La Corte di Cassazione ha ampliato il concetto di insubordinazione, includendo non solo comportamenti apertamente oppositivi, ma anche atteggiamenti come l’uso di espressioni denigratorie, sarcastiche o gravemente offensive rivolte al datore di lavoro o ai superiori. Rientrano in questa tipologia anche le minacce e le azioni intimidatorie, che aggravano ulteriormente il livello di violazione degli obblighi contrattuali.
Elementi fondamentali per valutare la gravità dell’insubordinazione includono la reiterazione della condotta, il contesto in cui si verifica e il ruolo ricoperto dal lavoratore. Offese o atti lesivi, se commessi in presenza di altri dipendenti o clienti, possono danneggiare l’immagine aziendale, accrescendo la rilevanza dell’illecito. Inoltre, il CCNL applicabile può fornire indicazioni specifiche sulle sanzioni, anche se, secondo la giurisprudenza, il datore di lavoro può procedere con il licenziamento anche nei casi non esplicitamente previsti, a condizione che la condotta sia sufficientemente grave.
Particolare importanza assumono i precedenti disciplinari del lavoratore: una storia di comportamenti simili rafforza la legittimità del provvedimento. Infine, il rispetto delle modalità formali nella contestazione disciplinare è determinante per la validità del licenziamento.
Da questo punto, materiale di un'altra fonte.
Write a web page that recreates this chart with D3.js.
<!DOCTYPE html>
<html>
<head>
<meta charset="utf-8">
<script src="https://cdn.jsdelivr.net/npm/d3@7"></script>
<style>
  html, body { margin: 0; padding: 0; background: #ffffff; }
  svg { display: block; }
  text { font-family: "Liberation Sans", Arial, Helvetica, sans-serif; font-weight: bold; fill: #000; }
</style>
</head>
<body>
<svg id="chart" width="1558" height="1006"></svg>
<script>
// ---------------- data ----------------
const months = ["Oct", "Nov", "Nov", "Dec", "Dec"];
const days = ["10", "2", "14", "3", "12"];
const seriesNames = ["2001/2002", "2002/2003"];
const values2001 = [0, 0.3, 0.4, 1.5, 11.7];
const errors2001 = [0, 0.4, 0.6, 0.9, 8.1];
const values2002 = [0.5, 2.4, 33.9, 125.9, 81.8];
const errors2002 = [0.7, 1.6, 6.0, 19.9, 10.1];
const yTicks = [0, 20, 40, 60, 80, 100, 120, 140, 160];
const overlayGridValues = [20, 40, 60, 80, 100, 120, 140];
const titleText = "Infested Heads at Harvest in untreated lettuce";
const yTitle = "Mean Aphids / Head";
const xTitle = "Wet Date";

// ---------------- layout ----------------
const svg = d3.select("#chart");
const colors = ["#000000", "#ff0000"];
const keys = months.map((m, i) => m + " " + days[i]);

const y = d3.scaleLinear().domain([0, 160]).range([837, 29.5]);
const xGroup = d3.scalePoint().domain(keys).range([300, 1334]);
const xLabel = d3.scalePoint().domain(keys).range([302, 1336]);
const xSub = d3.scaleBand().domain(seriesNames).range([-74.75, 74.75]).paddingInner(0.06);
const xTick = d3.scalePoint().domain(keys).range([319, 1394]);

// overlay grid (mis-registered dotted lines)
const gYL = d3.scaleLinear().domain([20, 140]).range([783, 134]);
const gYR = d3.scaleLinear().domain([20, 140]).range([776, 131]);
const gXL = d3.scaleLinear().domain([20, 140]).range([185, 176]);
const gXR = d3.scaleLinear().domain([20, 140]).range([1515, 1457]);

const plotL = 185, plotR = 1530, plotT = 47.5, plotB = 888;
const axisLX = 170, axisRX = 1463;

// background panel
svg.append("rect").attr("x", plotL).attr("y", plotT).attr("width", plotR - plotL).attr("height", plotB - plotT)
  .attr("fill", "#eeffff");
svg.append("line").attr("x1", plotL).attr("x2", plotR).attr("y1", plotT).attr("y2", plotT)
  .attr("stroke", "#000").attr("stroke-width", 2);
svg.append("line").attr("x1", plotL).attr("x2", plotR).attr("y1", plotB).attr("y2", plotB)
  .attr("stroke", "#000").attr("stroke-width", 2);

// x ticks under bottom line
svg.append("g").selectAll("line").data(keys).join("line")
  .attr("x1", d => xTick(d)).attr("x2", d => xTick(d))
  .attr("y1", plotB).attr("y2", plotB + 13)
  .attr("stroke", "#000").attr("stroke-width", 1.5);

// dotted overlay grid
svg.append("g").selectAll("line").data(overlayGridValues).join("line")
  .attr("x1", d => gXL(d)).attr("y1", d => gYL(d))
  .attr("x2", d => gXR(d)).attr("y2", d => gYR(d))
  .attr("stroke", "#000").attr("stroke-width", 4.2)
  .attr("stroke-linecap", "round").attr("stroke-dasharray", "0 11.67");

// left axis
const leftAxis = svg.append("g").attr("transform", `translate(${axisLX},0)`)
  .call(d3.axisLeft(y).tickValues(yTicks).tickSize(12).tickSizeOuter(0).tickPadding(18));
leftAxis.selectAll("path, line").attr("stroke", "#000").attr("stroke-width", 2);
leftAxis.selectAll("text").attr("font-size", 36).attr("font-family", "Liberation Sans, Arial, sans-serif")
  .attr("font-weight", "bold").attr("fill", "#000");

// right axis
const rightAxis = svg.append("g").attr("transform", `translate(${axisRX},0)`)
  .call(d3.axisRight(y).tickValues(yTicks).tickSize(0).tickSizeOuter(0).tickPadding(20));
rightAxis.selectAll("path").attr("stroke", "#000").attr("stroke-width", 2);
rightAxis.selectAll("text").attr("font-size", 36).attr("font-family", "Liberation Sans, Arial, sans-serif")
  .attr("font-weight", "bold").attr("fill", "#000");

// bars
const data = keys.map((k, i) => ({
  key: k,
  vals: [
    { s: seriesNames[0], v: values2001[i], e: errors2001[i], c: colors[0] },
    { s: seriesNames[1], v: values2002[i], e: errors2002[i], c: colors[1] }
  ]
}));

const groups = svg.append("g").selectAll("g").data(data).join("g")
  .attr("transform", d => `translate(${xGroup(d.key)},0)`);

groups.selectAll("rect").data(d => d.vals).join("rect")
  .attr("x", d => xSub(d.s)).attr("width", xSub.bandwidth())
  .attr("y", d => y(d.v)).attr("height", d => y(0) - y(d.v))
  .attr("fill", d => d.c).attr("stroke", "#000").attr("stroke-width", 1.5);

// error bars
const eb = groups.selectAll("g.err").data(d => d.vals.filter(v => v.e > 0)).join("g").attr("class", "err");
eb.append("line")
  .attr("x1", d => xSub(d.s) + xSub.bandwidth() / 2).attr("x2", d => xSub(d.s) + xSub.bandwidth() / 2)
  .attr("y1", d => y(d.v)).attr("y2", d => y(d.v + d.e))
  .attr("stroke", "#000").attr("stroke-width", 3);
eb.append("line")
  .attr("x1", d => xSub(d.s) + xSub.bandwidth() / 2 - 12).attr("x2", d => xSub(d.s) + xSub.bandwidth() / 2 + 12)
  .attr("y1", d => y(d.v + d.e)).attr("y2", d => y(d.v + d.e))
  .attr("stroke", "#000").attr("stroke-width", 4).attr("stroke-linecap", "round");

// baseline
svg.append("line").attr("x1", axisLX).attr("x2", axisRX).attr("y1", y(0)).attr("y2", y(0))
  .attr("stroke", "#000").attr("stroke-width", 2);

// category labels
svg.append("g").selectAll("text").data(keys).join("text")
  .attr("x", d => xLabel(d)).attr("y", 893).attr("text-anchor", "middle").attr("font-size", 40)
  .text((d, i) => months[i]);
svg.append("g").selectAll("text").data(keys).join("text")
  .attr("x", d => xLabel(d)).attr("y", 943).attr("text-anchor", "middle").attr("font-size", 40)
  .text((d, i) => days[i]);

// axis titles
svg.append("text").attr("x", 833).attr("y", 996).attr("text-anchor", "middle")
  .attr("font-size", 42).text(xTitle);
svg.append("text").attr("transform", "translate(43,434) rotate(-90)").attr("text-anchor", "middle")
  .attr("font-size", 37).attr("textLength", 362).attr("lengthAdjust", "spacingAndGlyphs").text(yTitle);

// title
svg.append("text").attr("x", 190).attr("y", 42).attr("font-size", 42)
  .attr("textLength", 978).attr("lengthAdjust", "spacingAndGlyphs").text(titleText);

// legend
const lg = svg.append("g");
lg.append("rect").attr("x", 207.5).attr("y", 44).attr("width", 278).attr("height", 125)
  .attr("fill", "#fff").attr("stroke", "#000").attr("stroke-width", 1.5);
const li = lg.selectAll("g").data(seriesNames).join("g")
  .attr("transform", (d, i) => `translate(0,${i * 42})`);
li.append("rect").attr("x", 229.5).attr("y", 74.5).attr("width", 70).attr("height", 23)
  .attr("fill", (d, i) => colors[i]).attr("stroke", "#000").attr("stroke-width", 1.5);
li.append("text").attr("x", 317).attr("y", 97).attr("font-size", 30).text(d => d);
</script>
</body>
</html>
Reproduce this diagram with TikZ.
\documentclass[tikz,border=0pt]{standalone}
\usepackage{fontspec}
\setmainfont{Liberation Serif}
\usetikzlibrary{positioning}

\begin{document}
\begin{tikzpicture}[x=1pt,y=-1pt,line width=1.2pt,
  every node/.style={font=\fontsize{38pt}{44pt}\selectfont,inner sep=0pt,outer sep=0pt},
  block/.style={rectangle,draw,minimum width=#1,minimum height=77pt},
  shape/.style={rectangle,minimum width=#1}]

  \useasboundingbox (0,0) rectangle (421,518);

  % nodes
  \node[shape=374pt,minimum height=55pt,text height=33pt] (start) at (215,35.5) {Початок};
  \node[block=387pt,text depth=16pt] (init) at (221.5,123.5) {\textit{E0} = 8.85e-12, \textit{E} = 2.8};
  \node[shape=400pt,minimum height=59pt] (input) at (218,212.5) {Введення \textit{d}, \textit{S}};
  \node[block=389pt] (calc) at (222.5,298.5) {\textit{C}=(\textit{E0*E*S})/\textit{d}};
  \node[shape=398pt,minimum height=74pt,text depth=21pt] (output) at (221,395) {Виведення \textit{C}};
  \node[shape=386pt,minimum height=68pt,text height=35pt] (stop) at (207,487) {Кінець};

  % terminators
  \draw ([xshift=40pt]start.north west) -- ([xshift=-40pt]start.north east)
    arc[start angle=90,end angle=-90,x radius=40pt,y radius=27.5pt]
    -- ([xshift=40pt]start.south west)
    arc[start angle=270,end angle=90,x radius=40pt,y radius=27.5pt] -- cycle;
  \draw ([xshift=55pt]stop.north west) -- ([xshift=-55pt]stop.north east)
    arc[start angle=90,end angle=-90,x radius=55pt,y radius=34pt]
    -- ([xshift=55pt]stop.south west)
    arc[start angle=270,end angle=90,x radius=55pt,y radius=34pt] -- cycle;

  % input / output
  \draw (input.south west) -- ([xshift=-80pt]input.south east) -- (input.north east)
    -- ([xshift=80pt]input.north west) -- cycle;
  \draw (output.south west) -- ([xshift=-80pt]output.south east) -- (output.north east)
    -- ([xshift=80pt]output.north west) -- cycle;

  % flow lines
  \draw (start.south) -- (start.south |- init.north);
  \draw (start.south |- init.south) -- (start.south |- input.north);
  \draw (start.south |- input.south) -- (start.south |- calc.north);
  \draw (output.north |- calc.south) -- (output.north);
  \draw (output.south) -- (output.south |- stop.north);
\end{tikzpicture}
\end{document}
Gli insulti sui social network da parte di un lavoratore rappresentano un fenomeno sempre più frequente e possono avere rilevanti implicazioni giuridiche, specialmente nei rapporti contrattuali di lavoro. La Corte di Cassazione ha chiarito che, anche fuori dall’orario lavorativo, i dipendenti possono essere richiamati al rispetto di regole di condotta volte a preservare l’immagine aziendale, qualora questa venga danneggiata da comportamenti online inappropriati o offensivi.
In particolare, pubblicare sui propri profili social commenti denigratori, anche senza riferimento esplicito all’azienda, può ripercuotersi sul datore di lavoro in modo negativo. I giudici hanno stabilito che l’utilizzo di un linguaggio offensivo in spazi accessibili a un vasto pubblico può ledere la reputazione aziendale e integrare una lesione del rapporto fiduciario, elemento essenziale del contratto di lavoro.
Anche il diritto di libertà di espressione, sancito dall’art. 21 della Costituzione, trova un limite nei doveri derivanti dal rapporto di lavoro e nelle politiche aziendali, come le social media policy, spesso previste nei contratti. Queste politiche regolamentano i comportamenti dei dipendenti online, vietando espressioni che possano pregiudicare il buon nome dell’azienda.
La giurisprudenza ha ulteriormente sottolineato che tali comportamenti possono aggravarsi se tra i contatti dell’autore degli insulti figurano colleghi o clienti, rendendo più immediatamente identificabile il legame con l’azienda per cui lavora. La condotta sui social, per il suo potenziale impatto, può quindi risultare sufficiente a giustificare una misura disciplinare fino al licenziamento per giusta causa.